Aussi, ce monde du café 2.0 « de spécialité » met un point d’honneur à défendre certaines valeurs essentielles comme, par exemple, le développement de l’agroforesterie, des transports moins carbonés, tels les projets de cargo à voile, mais surtout une rémunération du travail au prix juste.
« On réalise très vite que les 3 euros d’un paquet de café moulu ne sont pas du tout en adéquation avec un projet agricole de qualité », relève Christophe Servell. Pour autant, cette quête de la qualité ne signifie pas nécessairement petit volume si l’on en juge la démarche de Café Caron.

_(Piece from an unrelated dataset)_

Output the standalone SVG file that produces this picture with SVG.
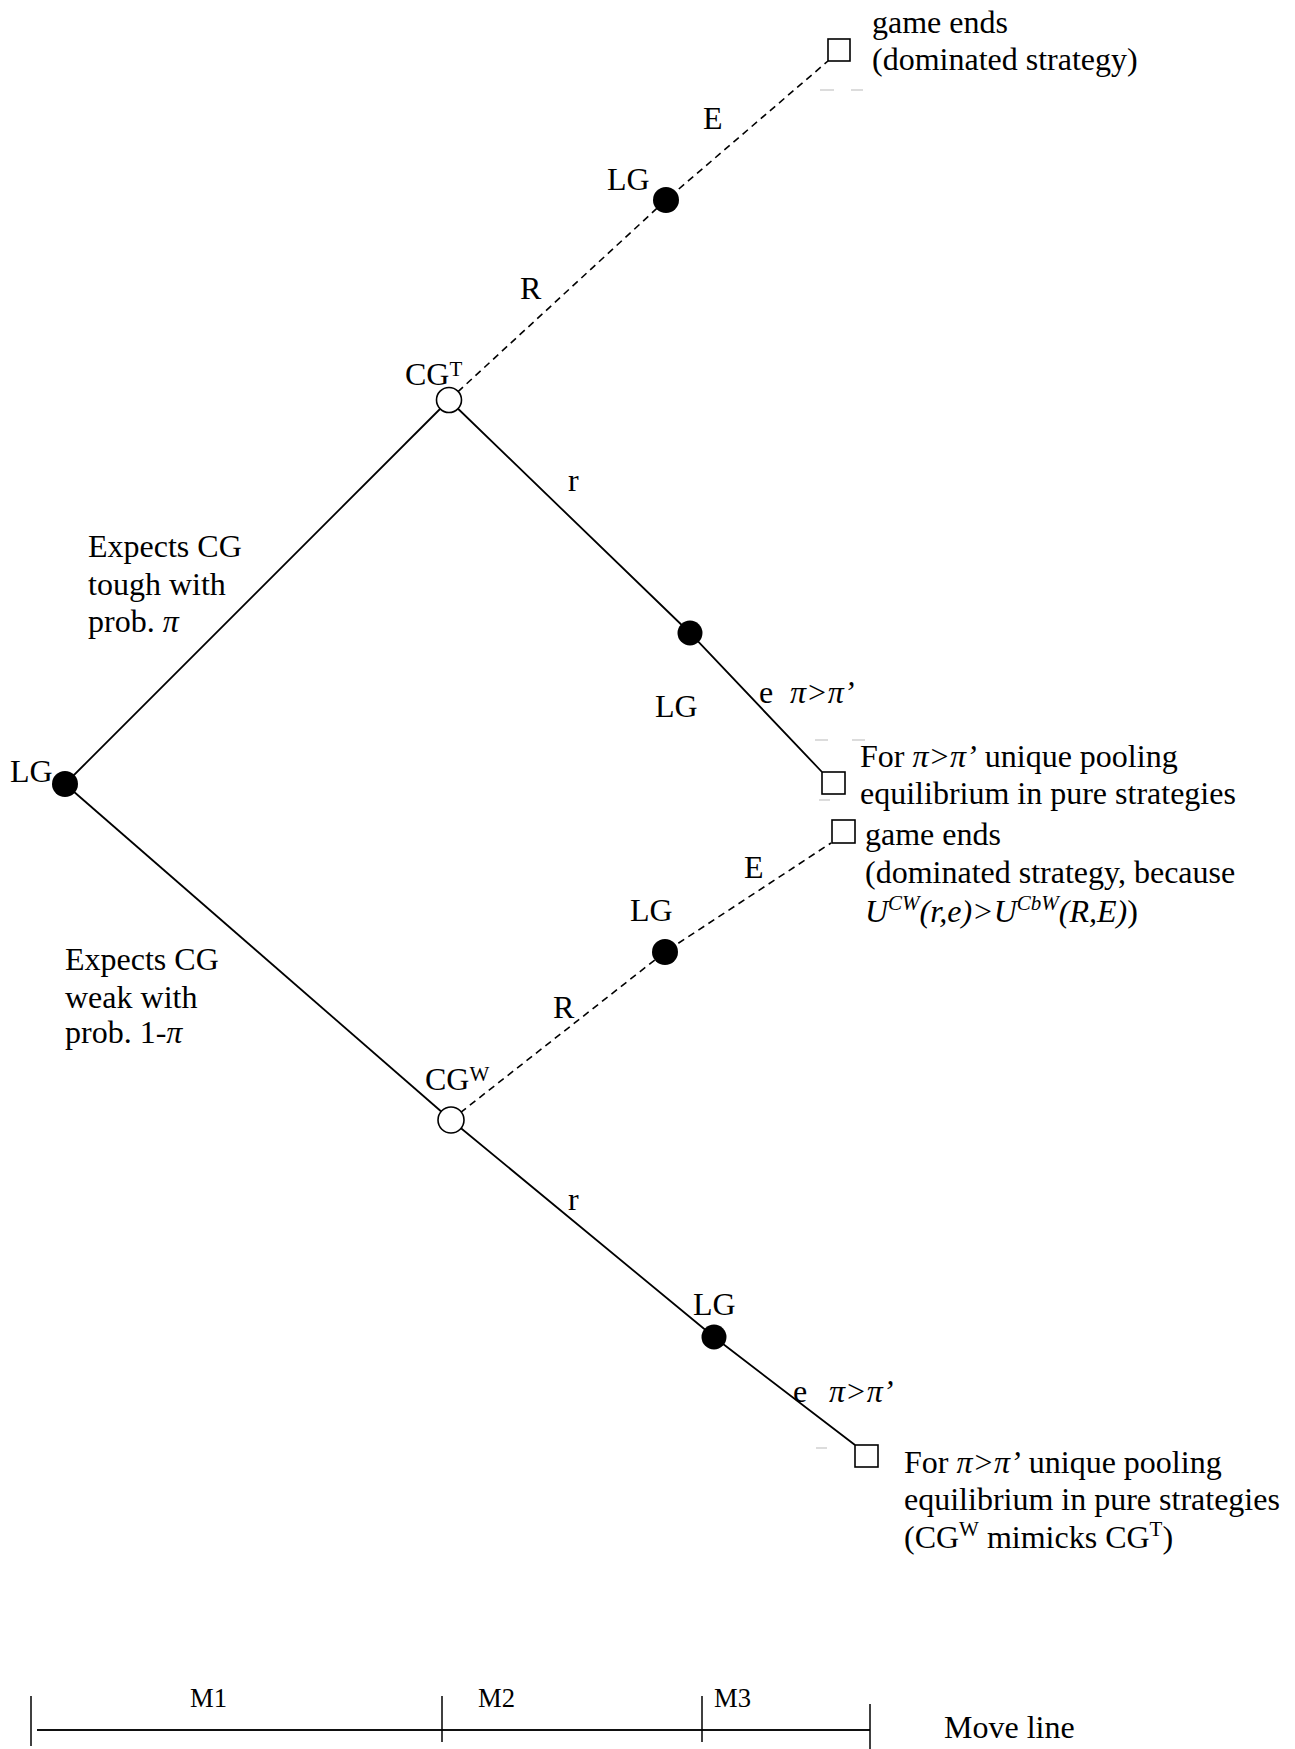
<svg xmlns="http://www.w3.org/2000/svg" width="1295" height="1749" viewBox="0 0 1295 1749">
<style>
text{font-family:"Liberation Serif","Times New Roman",serif;font-size:32px;fill:#000}
.i{font-style:italic}
.sup{font-size:21px}
.edge{stroke:#000;stroke-width:1.8;fill:none}
.dash{stroke-dasharray:7 5;stroke-width:1.6}
.dec{fill:#000}
.chance{fill:#fff;stroke:#000;stroke-width:1.6}
.term{fill:#fff;stroke:#000;stroke-width:1.6}
.ghost{stroke:#dcdcdc;stroke-width:2}
.ml{stroke:#000;stroke-width:1.5}
.mlh{stroke:#111;stroke-width:2.2}
.small{font-size:28px}
</style>
<rect width="1295" height="1749" fill="#fff"/>

<g id="connectors">
<polyline class="edge" points="65,784 449,400"/>
<polyline class="edge" points="65,784 451,1120"/>
<polyline class="edge dash" points="449,400 666,200 828,61"/>
<polyline class="edge" points="449,400 690,633 822,772"/>
<polyline class="edge dash" points="451,1120 665,952 831,843"/>
<polyline class="edge" points="451,1120 714,1337 855,1445"/>
</g>

<g id="ghost-marks">
<line class="ghost" x1="820" y1="90" x2="834" y2="90"/>
<line class="ghost" x1="851" y1="90" x2="863" y2="90"/>
<line class="ghost" x1="815" y1="740" x2="828" y2="740"/>
<line class="ghost" x1="852" y1="740" x2="865" y2="740"/>
<line class="ghost" x1="819" y1="800" x2="830" y2="800"/>
<line class="ghost" x1="816" y1="1448" x2="827" y2="1448"/>
</g>

<g id="lg-root">
<circle class="dec" cx="65" cy="784" r="13"/>
<text x="10" y="782">LG</text>
</g>

<g id="cg-tough">
<circle class="chance" cx="449" cy="400" r="12.5"/>
<text x="405" y="385">CG<tspan class="sup" dy="-9">T</tspan></text>
</g>

<g id="lg-top">
<circle class="dec" cx="666" cy="200" r="13"/>
<text x="607" y="190">LG</text>
</g>

<g id="end-top">
<rect class="term" x="828" y="39" width="22" height="22"/>
<text x="872" y="33">game ends</text>
<text x="872" y="70">(dominated strategy)</text>
</g>

<g id="lg-tough-r">
<circle class="dec" cx="690" cy="633" r="12.5"/>
<text x="655" y="717">LG</text>
</g>

<g id="end-tough-e">
<rect class="term" x="822" y="772" width="23" height="22"/>
<text x="860" y="767">For <tspan class="i">π&gt;π’</tspan> unique pooling</text>
<text x="860" y="804">equilibrium in pure strategies</text>
</g>

<g id="end-weak-E">
<rect class="term" x="832" y="820" width="23" height="23"/>
<text x="865" y="845">game ends</text>
<text x="865" y="883">(dominated strategy, because</text>
<text x="865" y="922" class="i">U<tspan class="sup" dy="-12">CW</tspan><tspan dy="12">(r,e)&gt;U</tspan><tspan class="sup" dy="-12">CbW</tspan><tspan dy="12">(R,E)</tspan><tspan font-style="normal">)</tspan></text>
</g>

<g id="lg-weak-R">
<circle class="dec" cx="665" cy="952" r="13"/>
<text x="630" y="921">LG</text>
</g>

<g id="cg-weak">
<circle class="chance" cx="451" cy="1120" r="13"/>
<text x="425" y="1090">CG<tspan class="sup" dy="-9">W</tspan></text>
</g>

<g id="lg-weak-r">
<circle class="dec" cx="714" cy="1337" r="12.5"/>
<text x="693" y="1315">LG</text>
</g>

<g id="end-weak-e">
<rect class="term" x="855" y="1445" width="23" height="22"/>
<text x="904" y="1473">For <tspan class="i">π&gt;π’</tspan> unique pooling</text>
<text x="904" y="1510">equilibrium in pure strategies</text>
<text x="904" y="1548">(CG<tspan class="sup" dy="-12">W</tspan><tspan dy="12"> mimicks CG</tspan><tspan class="sup" dy="-12">T</tspan><tspan dy="12">)</tspan></text>
</g>

<g id="edge-labels">
<text x="703" y="129">E</text>
<text x="520" y="299">R</text>
<text x="568" y="491">r</text>
<text x="759" y="703">e</text>
<text x="790" y="703" class="i">π&gt;π’</text>
<text x="744" y="878">E</text>
<text x="553" y="1018">R</text>
<text x="568" y="1210">r</text>
<text x="793" y="1402">e</text>
<text x="829" y="1402" class="i">π&gt;π’</text>
<text x="88" y="557">Expects CG</text>
<text x="88" y="595">tough with</text>
<text x="88" y="632">prob. <tspan class="i">π</tspan></text>
<text x="65" y="970">Expects CG</text>
<text x="65" y="1008">weak with</text>
<text x="65" y="1043">prob. 1-<tspan class="i">π</tspan></text>
</g>

<g id="move-line">
<line class="mlh" x1="37" y1="1730" x2="870" y2="1730"/>
<line class="ml" x1="31" y1="1696" x2="31" y2="1746"/>
<line class="ml" x1="442" y1="1696" x2="442" y2="1742"/>
<line class="ml" x1="702" y1="1696" x2="702" y2="1742"/>
<line class="ml" x1="870" y1="1704" x2="870" y2="1749"/>
<text class="small" x="190" y="1707" textLength="37" lengthAdjust="spacingAndGlyphs">M1</text>
<text class="small" x="478" y="1707" textLength="37" lengthAdjust="spacingAndGlyphs">M2</text>
<text class="small" x="714" y="1707" textLength="37" lengthAdjust="spacingAndGlyphs">M3</text>
<text x="944" y="1738">Move line</text>
</g>
</svg>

« Nous sommes depuis longtemps spécialisés dans les machines automatiques en entreprise, mais pas un grain de nos 500 tonnes importées n’est pas de spécialité », souligne Anne Caron, Meilleur ouvrier de France en torréfaction, dirigeante de la société familiale. Un propos qui fait écho à la poussée du café en grain qui, grâce au développement des machines à moulin intégré, vient largement remettre en question l’usage des dosettes.
Un entrepreneur comme Lionel Giraud, passé par la direction de maisons comme Courrèges et Vuarnet, a bien saisi l’intérêt de traiter le café comme une denrée premium, en travaillant la qualité, mais aussi l’image, le design et, bien sûr, le service au client.
« Chez Momus, outre notre sélection très exigeante, nous proposons à chaque client de réaliser son propre blend selon ses goûts, grâce à une application qui procède au mélange selon les informations fournies. »
Une démarche que le chef Alain Ducasse propose aux professionnels de l’hôtellerie-restauration dans sa manufacture de café. « L’analogie avec la cuisine est au coeur de notre démarche, avec ce soin apporté à l’étape de la torréfaction, similaire à une cuisson, et aux mélanges que nous pouvons élaborer », souligne Veda Viraswami, le torréfacteur maison.
Et pourtant, malgré l’extraordinaire enthousiasme de ces nouveaux acteurs, le réchauffement climatique menace bien de voir un jour prochain la filière du café de spécialité s’écrouler. Aussi, l’adage du consommer moins pour consommer mieux et en conscience doit résonner plus que jamais dans l’esprit de tout un chacun dès lors que l’on porte une tasse de café à ses lèvres.